Edgar Degas's 1895 La Sortie du Bain, an 1895 pastel of a woman bathing, her face hidden by a raised arm, which once belonged to Bob Guccione, founder of the soft-core Penthouse magazine, was sold for 6.78 million pounds ($A17 million) at the same auction.

During the sale, which ends tomorrow, the London auction house Sotheby's hopes to pull in some 115 million pounds ($A289.6 million).

A Gabonese tribal mask was sold at auction on Paris on Saturday for 5.9 million euros ($A10.14 million), a record price for tribal art.

Last week the auction in the French capital of a spectacular private collection of Art Deco furniture and art objects smashed records and raised nearly 60 million euros ($A103 million).

On June 5, a watercolour by the British landscape artist JMW Turner flew the flag for 19th century artists, breaking the world record for a British watercolour when it sold for nearly $US11 million ($A14.93 million) at auction.

Battle for Klimt

The Klimt painting was the subject of a restitution battle between the Austrian government and Maria Altmann, who argued that it was seized along with the four other Klimt paintings by the Nazis in World War II.

In January, a US court awarded the five paintings to Ms Altmann, 90, and other relatives.

Viennese art collectors on Monday lamented the sale and criticised the Austrian authorities for failing to keep the painting in the country.

"If the (Austrian) authorities had been more skilful, Austria would have been able to obtain the portrait for free," said Rudolf Leopold, director of the largest modern art museum in Austria.

Mr Leopold, himself a big collector of Klimt and his pupil Egon Schiele, said "Mr Lauder paid too much" for the picture.

There was also disappointment in Los Angeles at the sale.

The Los Angeles Times said the price Mr Lauder paid is "believed to be what LACMA had on the table for all five Klimt paintings in its show," it added.

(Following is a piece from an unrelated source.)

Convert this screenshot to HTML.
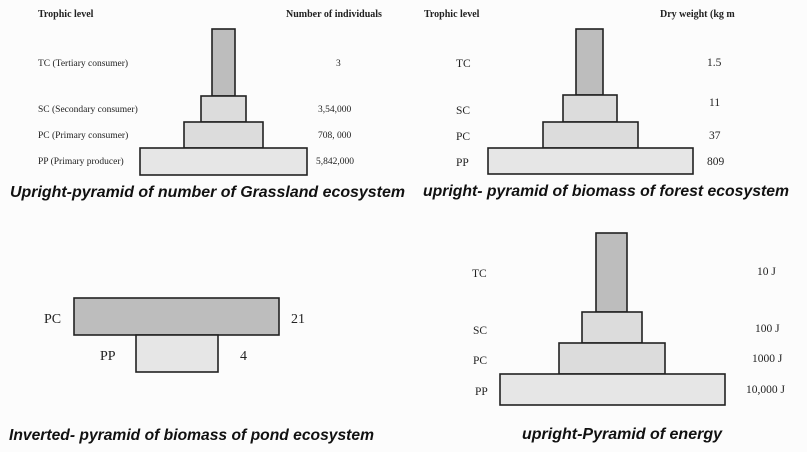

However Ms Altmann said the family was "thrilled with this result".

“It fulfils our wish that all five paintings be seen by a large American audience, first in Los Angeles and now in New York.”

Mr Lauder, who has a fortune estimated at $US2.8 billion by Fortune magazine, was the US ambassador to Vienna in 1986-87 and has a major collection of Klimt and Schiele works.

Klimt (1862-1918) gained considerable acclaim with his portraits of the Vienna upper classes, particularly women.

His work was often criticised at the time for being too erotic but now it is internationally acclaimed.